The Acute Parkinson’s team, based within Derriford Hospital, were victorious in winning an award at the national UK Parkinson’s Excellence Network awards, held in Manchester last month.
Parkinson’s, a neurological condition for which there is currently no cure, affects 145,000 people across the UK. At least two people are diagnosed with the disease every hour.
For people with Parkinson’s, being an inpatient in hospital can be particularly challenging and unnerving, especially when it comes to the administration of medication. If medication isn’t provided on time, their ability to manage their symptoms may be reduced, affecting important functions such as movement and swallowing.
In 2016, University Hospitals Plymouth NHS Trust established a specialist Parkinson’s nurse-led service, which is led by Dr Camille Carroll, Honorary Consultant Neurologist at the Trust and Associate Professor at the University of Plymouth. The service now incorporates complex and advanced therapy clinics, as well as planned ‘one-off’ clinics, to help patients with Parkinson’s to self-manage their condition better, reducing unnecessary hospital admissions and the length of potential stays.
Emma Pearson, Parkinson’s Nurse Specialist in the team, pictured with colleague Fiona Murphy, explained: “We now combine the use of the RAPA (repeat admission patient alerts) system with our patient management system.
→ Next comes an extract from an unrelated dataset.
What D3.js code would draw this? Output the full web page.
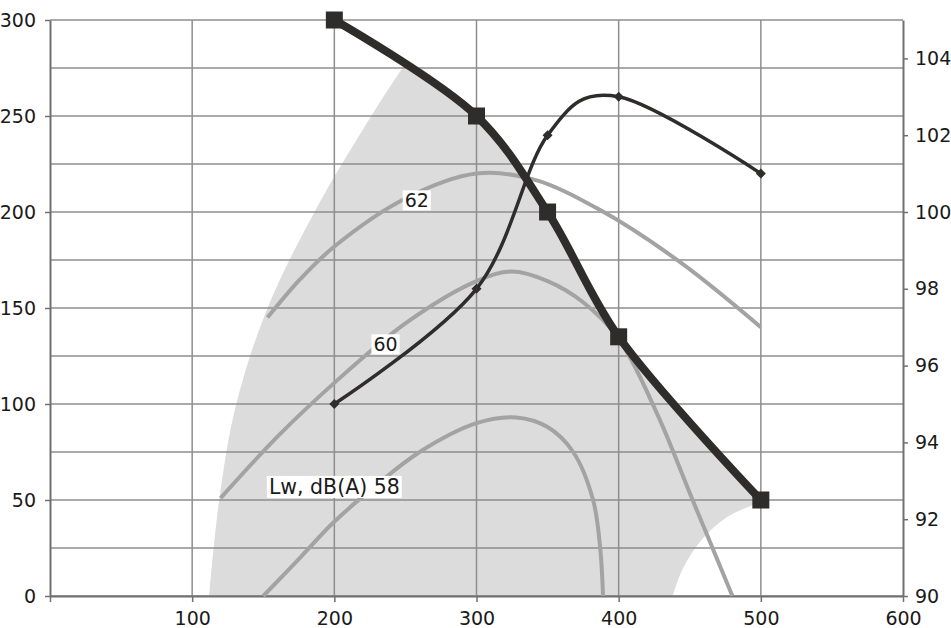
<!DOCTYPE html>
<html>
<head>
<meta charset="utf-8">
<script src="https://cdn.jsdelivr.net/npm/d3@7"></script>
<style>
    html, body { margin: 0; padding: 0; background: #fff; }
</style>
</head>
<body>
<div id="chart"></div>
<script>
// fan curve: flow on x, pressure on the left axis, sound power on the right axis
const pressurePts = [[200, 300], [300, 250], [350, 200], [400, 135], [500, 50]];
const soundPts = [[200, 95], [300, 98], [350, 102], [400, 103], [500, 101]];

// iso-noise lines (Lw, dB(A))
const noise62 = [[153, 145], [176, 165], [200, 182], [250, 207], [300, 220], [340, 217], [387, 201], [443, 174], [500, 140]];
const noise60 = [[120, 51], [160, 83], [200, 111], [250, 142], [300, 164], [325, 169], [350, 164], [375, 153], [400, 134], [427, 95], [452, 50], [480, 0]];
const noise58 = [[150, 0], [176, 20], [199, 38], [230, 58], [260, 75], [300, 90], [328, 93], [350, 88], [368, 75], [382, 50], [387, 25], [389, 0]];

// working region edges
const regionLeft = [[112, 0], [119, 50], [131, 100], [153, 150], [186, 200], [226, 250], [248, 275], [272, 300]];
const regionRight = [[500, 49], [476, 41], [457, 28], [445, 14], [438, 0]];

const noiseLabels = [
    { text: "62", x: 258, y: 206, size: 19 },
    { text: "60", x: 236, y: 131, size: 19 },
    { text: "Lw, dB(A) 58", x: 200, y: 57, size: 20.5 }
];

const xTicks = [0, 100, 200, 300, 400, 500, 600];
const yTicks = [0, 50, 100, 150, 200, 250, 300];
const y2Ticks = [90, 92, 94, 96, 98, 100, 102, 104];
const gridY = d3.range(0, 301, 25);
const gridX = [100, 200, 300, 400, 500];

const W = 951, H = 628;
const margin = { top: 20, right: 48, bottom: 32, left: 50 };
const FONT = "DejaVu Sans, Verdana, sans-serif";

const svg = d3.select("#chart").append("svg")
    .attr("width", W)
    .attr("height", H);

const x = d3.scaleLinear().domain([0, 600]).range([margin.left, W - margin.right]);
const y = d3.scaleLinear().domain([0, 300]).range([H - margin.bottom, margin.top]);
const y2 = d3.scaleLinear().domain([90, 105]).range([H - margin.bottom, margin.top]);

const smooth = d3.line().x(d => x(d[0])).y(d => y(d[1])).curve(d3.curveCatmullRom);
const smooth2 = d3.line().x(d => x(d[0])).y(d => y2(d[1])).curve(d3.curveCardinal.tension(0));

// shaded region, clipped under the pressure curve
const pressurePath = smooth(pressurePts);
const clipD = `M${x(0)},${y(300)}L` + pressurePath.slice(1) + `L${x(500)},${y(0)}L${x(0)},${y(0)}Z`;
svg.append("clipPath").attr("id", "under-curve")
    .append("path").attr("d", clipD);

const regionD = smooth(regionLeft)
    + `L${x(560)},${y(300)}L${x(560)},${y(49)}`
    + smooth(regionRight).replace(/^M/, "L") + "Z";
svg.append("path")
    .attr("d", regionD)
    .attr("fill", "#dcdcdc")
    .attr("clip-path", "url(#under-curve)");

// grid
svg.append("g").selectAll("line")
    .data(gridY)
    .join("line")
    .attr("x1", x(0)).attr("x2", x(600))
    .attr("y1", d => y(d)).attr("y2", d => y(d))
    .attr("stroke", "#8e8e8e").attr("stroke-width", 1.5);

svg.append("g").selectAll("line")
    .data(gridX)
    .join("line")
    .attr("x1", d => x(d)).attr("x2", d => x(d))
    .attr("y1", y(0)).attr("y2", y(300))
    .attr("stroke", "#8e8e8e").attr("stroke-width", 1.5);

// axes
const styleAxis = g => {
    g.attr("font-size", 19).attr("font-family", FONT);
    g.select(".domain").attr("stroke", "#707070").attr("stroke-width", 2);
    g.selectAll(".tick line").attr("stroke", "#707070").attr("stroke-width", 1.5);
    g.selectAll("text").attr("fill", "#1a1a1a");
};

svg.append("g")
    .attr("transform", `translate(${x(0)},0)`)
    .call(d3.axisLeft(y).tickValues(yTicks).tickSize(5).tickPadding(9).tickSizeOuter(0))
    .call(styleAxis);

svg.append("g")
    .attr("transform", `translate(${x(600)},0)`)
    .call(d3.axisRight(y2).tickValues(y2Ticks).tickSize(5).tickPadding(7).tickSizeOuter(0))
    .call(styleAxis);

svg.append("g")
    .attr("transform", `translate(0,${y(0)})`)
    .call(d3.axisBottom(x).tickValues(xTicks).tickSize(6).tickPadding(10).tickSizeOuter(0)
        .tickFormat(d => d === 0 ? "" : d))
    .call(styleAxis);

// noise lines
svg.append("g").selectAll("path")
    .data([noise62, noise60, noise58])
    .join("path")
    .attr("d", smooth)
    .attr("fill", "none")
    .attr("stroke", "#a3a3a3")
    .attr("stroke-width", 4);

// noise labels with white boxes
const lab = svg.append("g")
    .attr("font-family", FONT)
    .selectAll("g")
    .data(noiseLabels)
    .join("g")
    .attr("transform", d => `translate(${x(d.x)},${y(d.y)})`);

lab.append("text")
    .attr("text-anchor", "middle")
    .attr("dy", "0.36em")
    .attr("font-size", d => d.size)
    .attr("fill", "#1a1a1a")
    .text(d => d.text);

lab.each(function () {
    const g = d3.select(this);
    const bb = g.select("text").node().getBBox();
    g.insert("rect", "text")
        .attr("x", bb.x - 2).attr("y", bb.y + 1)
        .attr("width", bb.width + 4).attr("height", bb.height - 2)
        .attr("fill", "#fff");
});

// pressure curve
svg.append("path")
    .attr("d", pressurePath)
    .attr("fill", "none")
    .attr("stroke", "#2f2c2c")
    .attr("stroke-width", 8)
    .attr("stroke-linejoin", "round");

svg.append("g").selectAll("path")
    .data(pressurePts)
    .join("path")
    .attr("transform", d => `translate(${x(d[0])},${y(d[1])})`)
    .attr("d", d3.symbol(d3.symbolSquare, 289))
    .attr("fill", "#2f2c2c");

// sound power curve (right axis)
svg.append("path")
    .attr("d", smooth2(soundPts))
    .attr("fill", "none")
    .attr("stroke", "#2f2c2c")
    .attr("stroke-width", 3.5);

svg.append("g").selectAll("path")
    .data(soundPts)
    .join("path")
    .attr("transform", d => `translate(${x(d[0])},${y2(d[1])}) rotate(45)`)
    .attr("d", d3.symbol(d3.symbolSquare, 50))
    .attr("fill", "#2f2c2c");
</script>
</body>
</html>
The system immediately alerts the Parkinson’s nurse service that a Parkinson’s patient has been admitted to the hospital, and enables us to speedily visit the person on the ward soon after admission, assess needs and provide medication advice, as well as ensuring that medication is received on time.
“As a service we continue to attend community Parkinson’s groups, to ensure that all Parkinson’s patients are aware of our service prior to coming to hospital, and liaise closely with other professional community services to ensure continuity of care.”
In particular, the most recent patient satisfaction survey reflects the team’s efforts to improve discharge planning for Parkinson’s patients, with the proportion of patients being seen by the specialist teams soon after discharge from hospital increasing from 37% to 87%.
“We strive to keep the service patient-centred,” adds Emma. “We therefore involve patients in all service improvement and transformation projects, with patient representation on the strategy group, and seek their input on new guidelines and pathways.
“The success of the service is also down to the wider team approach and support we receive from the Neurology department – without which we simply couldn’t do our job.”
The team were nominated for the award by Val Evans, whose husband had been a recent patient. She said: “When my husband was admitted, he was in a very distressed, frightened state. The Parkinson’s nursing team quickly came to see us and we were very reassured by their calm approach. Together we agreed an excellent care plan and it continued to work well throughout his seven-week stay in hospital, thanks to the regular follow-ups by the nursing team and their calm and patient manner.”
The award judges, which included a panel of Parkinson’s health and service professionals, as well as patients, praised the Plymouth service for its overwhelming dedication to improve the experience of people with Parkinson’s whilst in hospital, and reaching out to the community pre and post admission.
Clinical Director of the Excellent Network, Dr Donald Grosset, said: “This year the quality of entries was exceptional, and I would like to congratulate the Acute Parkinson’s team based within University Hospitals Plymouth on its well-deserved success, outstanding client feedback and for being at the forefront of exceptional Parkinson’s care.”